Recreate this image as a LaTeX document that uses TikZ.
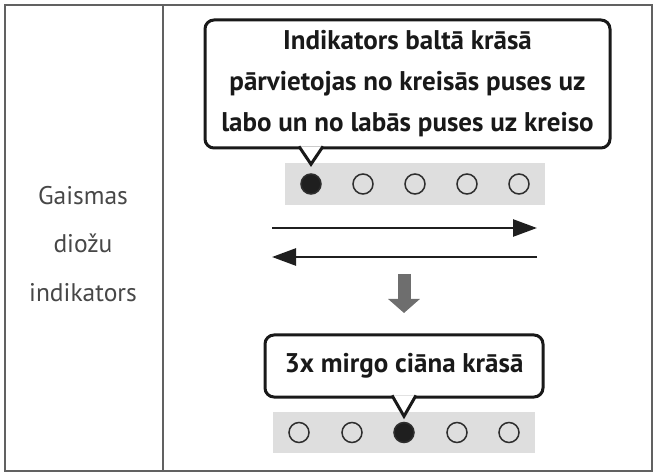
\documentclass[tikz,border=0pt]{standalone}
\usepackage{fontspec}
\setmainfont{PT Sans}
\usetikzlibrary{positioning, arrows.meta, calc}
\tikzset{
  % --- table frame ---
  frameline/.style={draw=black!62, line width=1.4pt},
  celltext/.style={align=center, text=black!72, inner sep=0pt,
    font=\fontsize{25.5}{48.5}\selectfont},
  % --- speech bubbles ---
  bubble/.style={draw=black!90, line width=3pt, rounded corners=9pt, fill=white,
    outer sep=0pt, inner sep=0pt, align=center, text=black!90,
    font=\bfseries\fontsize{27}{41}\selectfont},
  bubbletail/.style={draw=black!90, line width=3pt, fill=white, line join=miter},
  % --- LED strips ---
  ledstrip/.style={fill=black!13, inner sep=0pt, outer sep=0pt},
  ledoff/.style={circle, draw=black!82, line width=1.5pt, minimum size=20pt, inner sep=0pt},
  ledon/.style={ledoff, fill=black!88},
  % --- movement arrows ---
  sweep/.style={draw=black!88, line width=2.6pt, -{Triangle[length=24pt, width=17pt]}},
  nextstep/.style={draw=black!57, line width=13pt, -{Triangle[length=14pt, width=31pt]}},
}

\begin{document}
\begin{tikzpicture}[x=1pt, y=-1pt]
  \useasboundingbox (0,0) rectangle (654,473);
  % table cells
  \draw[frameline] (5,5) rectangle (652,471);
  \draw[frameline] (163,5) -- (163,471);
  \node[celltext] (rowlabel) at (83,244) {Gaismas\\diožu\\indikators};
  % LED strips
  \node[ledstrip, minimum width=260pt, minimum height=42pt] (walkstrip) at (415,184) {};
  \foreach \i/\dx/\st in {1/-104/ledon,2/-52/ledoff,3/0/ledoff,4/52/ledoff,5/104/ledoff}{
    \node[\st] (walk\i) at ($(walkstrip.center)+(\dx,0)$) {}; }
  \node[ledstrip, minimum width=262pt, minimum height=41pt] (blinkstrip) at (404,432.5) {};
  \foreach \i/\dx/\st in {1/-105/ledoff,2/-52/ledoff,3/0/ledon,4/53/ledoff,5/105/ledoff}{
    \node[\st] (blink\i) at ($(blinkstrip.center)+(\dx,0)$) {}; }
  % speech bubbles
  \node[bubble, minimum width=405pt, minimum height=128pt] (walkmsg) at (407.5,84)
    {Indikators baltā krāsā\\pārvietojas no kreisās puses uz\\labo un no labās puses uz kreiso};
  \coordinate (walktip) at ($(walk1.north)+(0,-9)$);
  \draw[bubbletail] ($(walk1 |- walkmsg.south)+(-12,-1.6)$) -- (walktip)
    -- ($(walk1 |- walkmsg.south)+(12,-1.6)$);
  \node[bubble, minimum width=278pt, minimum height=62pt] (blinkmsg) at (404,366)
    {3x mirgo ciāna krāsā};
  \coordinate (blinktip) at ($(blink3.north)+(0,-5.5)$);
  \draw[bubbletail] ($(blink3 |- blinkmsg.south)+(-12,-1.6)$) -- (blinktip)
    -- ($(blink3 |- blinkmsg.south)+(12,-1.6)$);
  % movement
  \coordinate (fwdstart) at (272,228);
  \coordinate (fwdend) at (537,228);
  \coordinate (backstart) at (537,257);
  \coordinate (backend) at (272,257);
  \draw[sweep] (fwdstart) -- (fwdend);
  \draw[sweep] (backstart) -- (backend);
  \coordinate (stepfrom) at (404,274);
  \coordinate (stepto) at (404,313);
  \draw[nextstep] (stepfrom) -- (stepto);
\end{tikzpicture}
\end{document}
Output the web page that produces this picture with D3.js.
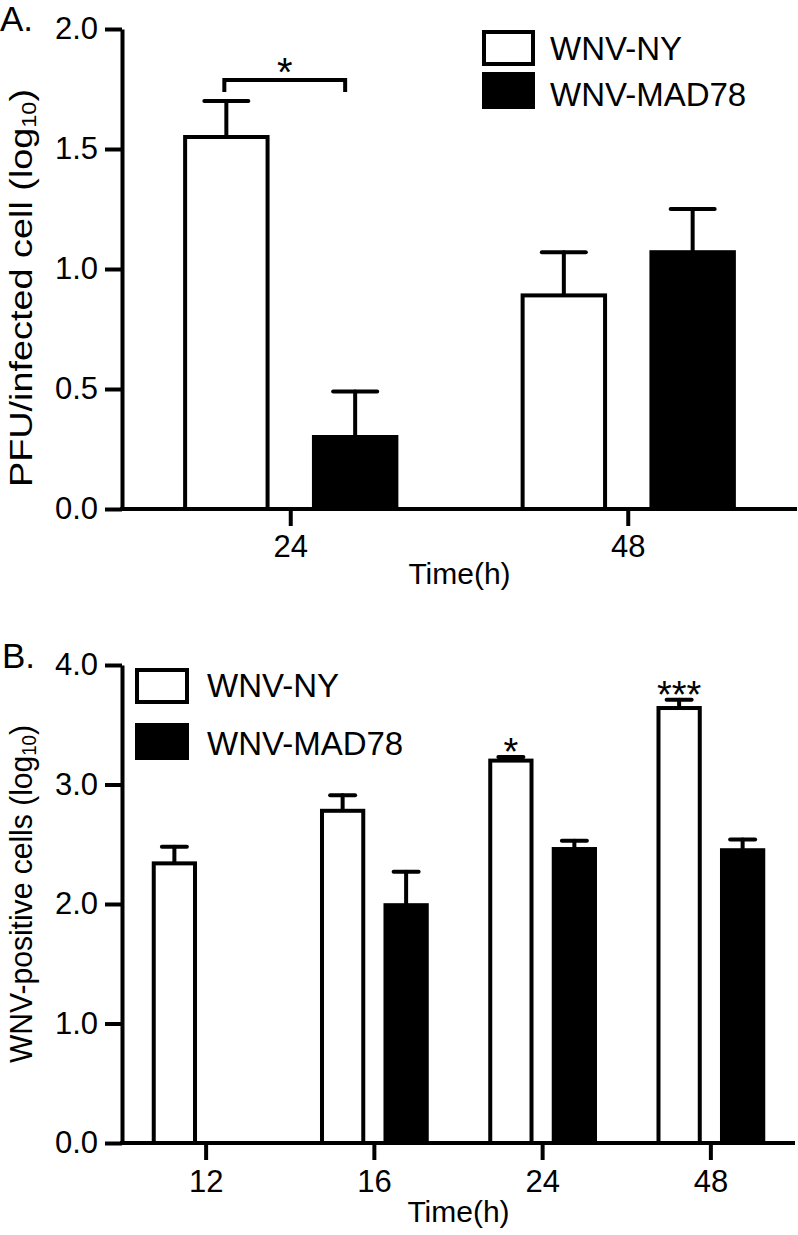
<!DOCTYPE html>
<html>
<head>
<meta charset="utf-8">
<script src="https://cdn.jsdelivr.net/npm/d3@7"></script>
<style>
  html, body { margin: 0; padding: 0; background: #fff; }
  svg text { font-family: "Liberation Sans", Arial, Helvetica, sans-serif; fill: #000; }
</style>
</head>
<body>
<svg id="chart" width="798" height="1235"></svg>
<script>
// ---------- data ----------
const seriesNames = ["WNV-NY", "WNV-MAD78"];

const aCategories = ["24", "48"];
const aNY = [1.55, 0.89];
const aNYErr = [0.15, 0.18];
const aMAD = [0.30, 1.07];
const aMADErr = [0.19, 0.18];
const aTicks = [0.0, 0.5, 1.0, 1.5, 2.0];

const bCategories = ["12", "16", "24", "48"];
const bNY = [2.34, 2.78, 3.20, 3.64];
const bNYErr = [0.14, 0.13, 0.03, 0.07];
const bMAD = [0, 1.99, 2.46, 2.45];
const bMADErr = [0, 0.28, 0.07, 0.09];
const bTicks = [0.0, 1.0, 2.0, 3.0, 4.0];

const bSignif = ["", "", "*", "***"];

// ---------- drawing ----------
const svg = d3.select("#chart");
const SW = 4;

function drawPanel(cfg) {
  const g = svg.append("g");
  const x0 = d3.scaleBand().domain(cfg.categories).range([cfg.left, cfg.right]).padding(0);
  const x1 = d3.scaleBand().domain(seriesNames).range([0, x0.bandwidth()])
    .paddingInner(cfg.pIn).paddingOuter(cfg.pOut);
  const y = d3.scaleLinear().domain([0, cfg.ymax]).range([cfg.bottom, cfg.top]);

  const rows = [];
  cfg.categories.forEach((c, i) => {
    rows.push({cat: c, s: seriesNames[0], v: cfg.ny[i], e: cfg.nyErr[i], fill: "#fff"});
    rows.push({cat: c, s: seriesNames[1], v: cfg.mad[i], e: cfg.madErr[i], fill: "#000"});
  });
  const shown = rows.filter(d => d.v > 0);

  // error bars (upward only)
  const eb = g.append("g").attr("stroke", "#000").attr("stroke-width", SW).attr("stroke-linecap", "round");
  shown.forEach(d => {
    const cx = x0(d.cat) + x1(d.s) + x1.bandwidth() / 2;
    eb.append("line").attr("x1", cx).attr("x2", cx).attr("y1", y(d.v)).attr("y2", y(d.v + d.e));
    eb.append("line").attr("x1", cx - cfg.cap / 2).attr("x2", cx + cfg.cap / 2)
      .attr("y1", y(d.v + d.e)).attr("y2", y(d.v + d.e));
  });

  // bars
  g.append("g").selectAll("rect").data(shown).join("rect")
    .attr("x", d => x0(d.cat) + x1(d.s))
    .attr("width", x1.bandwidth())
    .attr("y", d => y(d.v))
    .attr("height", d => y(0) - y(d.v))
    .attr("fill", d => d.fill)
    .attr("stroke", "#000")
    .attr("stroke-width", SW);

  // y axis
  const yAxis = d3.axisLeft(y).tickValues(cfg.ticks).tickFormat(d3.format(".1f"))
    .tickSize(17).tickSizeOuter(0).tickPadding(7);
  const ya = g.append("g").attr("transform", `translate(${cfg.left},0)`).call(yAxis);
  ya.select(".domain").attr("stroke-width", SW).attr("stroke", "#000");
  ya.selectAll(".tick line").attr("stroke-width", SW).attr("stroke", "#000");
  ya.selectAll(".tick text").attr("font-size", 31).attr("font-family", null);

  // x axis
  const xAxis = d3.axisBottom(x0).tickSize(17).tickSizeOuter(0);
  const xa = g.append("g").attr("transform", `translate(0,${cfg.bottom})`).call(xAxis);
  xa.select(".domain").attr("stroke-width", SW).attr("stroke", "#000")
    .attr("d", `M${cfg.left - SW / 2},0H${cfg.right}`);
  xa.selectAll(".tick line").attr("stroke-width", SW).attr("stroke", "#000");
  xa.selectAll(".tick text").attr("font-size", 31).attr("font-family", null)
    .attr("dy", 0).attr("y", cfg.xTickBase);
  g.selectAll(".tick text").attr("fill", "#000");

  // x title
  g.append("text").attr("x", (cfg.left + cfg.right) / 2).attr("y", cfg.bottom + cfg.xTitleOff)
    .attr("text-anchor", "middle").attr("font-size", 30).text("Time(h)");

  // y title
  const yt = g.append("text")
    .attr("transform", `translate(${cfg.yTitleX},${cfg.yTitleCY}) rotate(-90)`)
    .attr("text-anchor", "middle").attr("font-size", cfg.yTitleSize);
  if (cfg.yTitleLen) yt.attr("textLength", cfg.yTitleLen).attr("lengthAdjust", "spacingAndGlyphs");
  yt.append("tspan").text(cfg.yTitle + " (log");
  yt.append("tspan").attr("font-size", cfg.yTitleSize * 0.62).attr("dy", 4).text("10");
  yt.append("tspan").attr("dy", -4).text(")");

  // panel label
  g.append("text").attr("x", cfg.labelX).attr("y", cfg.labelY).attr("font-size", 35).text(cfg.label);

  // legend
  const lg = g.append("g");
  lg.append("rect").attr("x", cfg.leg.x + 2).attr("y", cfg.leg.y1 + 2)
    .attr("width", cfg.leg.w - 4).attr("height", cfg.leg.h - 4)
    .attr("fill", "#fff").attr("stroke", "#000").attr("stroke-width", SW);
  lg.append("rect").attr("x", cfg.leg.x).attr("y", cfg.leg.y2)
    .attr("width", cfg.leg.w).attr("height", cfg.leg.h + 1).attr("fill", "#000");
  lg.append("text").attr("x", cfg.leg.tx).attr("y", cfg.leg.t1).attr("font-size", 33).text(seriesNames[0]);
  lg.append("text").attr("x", cfg.leg.tx).attr("y", cfg.leg.t2).attr("font-size", 33).text(seriesNames[1]);

  return {g, x0, x1, y};
}

// Panel A
const A = drawPanel({
  categories: aCategories, ny: aNY, nyErr: aNYErr, mad: aMAD, madErr: aMADErr,
  ticks: aTicks, ymax: 2.0, left: 122, right: 797, top: 29, bottom: 509,
  pIn: 0.36, pOut: 0.49, cap: 44, xTickBase: 48, xTitleOff: 75,
  yTitle: "PFU/infected cell", yTitleX: 32, yTitleCY: 288, yTitleSize: 32, yTitleLen: 398,
  label: "A.", labelX: 0, labelY: 31,
  leg: {x: 482, y1: 30, y2: 72, w: 53, h: 36, tx: 550, t1: 60, t2: 106}
});

// significance bracket in A (WNV-NY vs WNV-MAD78 at 24 h)
{
  const c = aCategories[0];
  const xl = A.x0(c) + A.x1(seriesNames[0]) + A.x1.bandwidth() / 2 - 2;
  const xr = A.x0(c) + A.x1(seriesNames[1]) + A.x1.bandwidth() / 2 - 10;
  const yb = A.y(aNY[0] + aNYErr[0]) - 21;
  A.g.append("path").attr("d", `M${xl},${yb + 12}V${yb}H${xr}V${yb + 12}`)
    .attr("fill", "none").attr("stroke", "#000").attr("stroke-width", SW);
  A.g.append("text").attr("x", (xl + xr) / 2).attr("y", yb + 6).attr("text-anchor", "middle")
    .attr("font-size", 40).text("*");
}

// Panel B
const B = drawPanel({
  categories: bCategories, ny: bNY, nyErr: bNYErr, mad: bMAD, madErr: bMADErr,
  ticks: bTicks, ymax: 4.0, left: 122, right: 795, top: 665, bottom: 1143,
  pIn: 0.35, pOut: 0.5, cap: 25, xTickBase: 49, xTitleOff: 79,
  yTitle: "WNV-positive cells", yTitleX: 32, yTitleCY: 894, yTitleSize: 32, yTitleLen: 338,
  label: "B.", labelX: 2, labelY: 668,
  leg: {x: 135, y1: 668, y2: 723, w: 54, h: 36, tx: 207, t1: 697, t2: 755}
});

// significance stars in B
bCategories.forEach((c, i) => {
  if (!bSignif[i]) return;
  const cx = B.x0(c) + B.x1(seriesNames[0]) + B.x1.bandwidth() / 2;
  B.g.append("text").attr("x", cx).attr("y", B.y(bNY[i] + bNYErr[i]) + 8)
    .attr("text-anchor", "middle").attr("font-size", 38).text(bSignif[i]);
});
</script>
</body>
</html>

......

_Exercise:_
Looking at the entries above, say how many lines contain the word "this". Only the number is wanted.

_Exercise output:_
2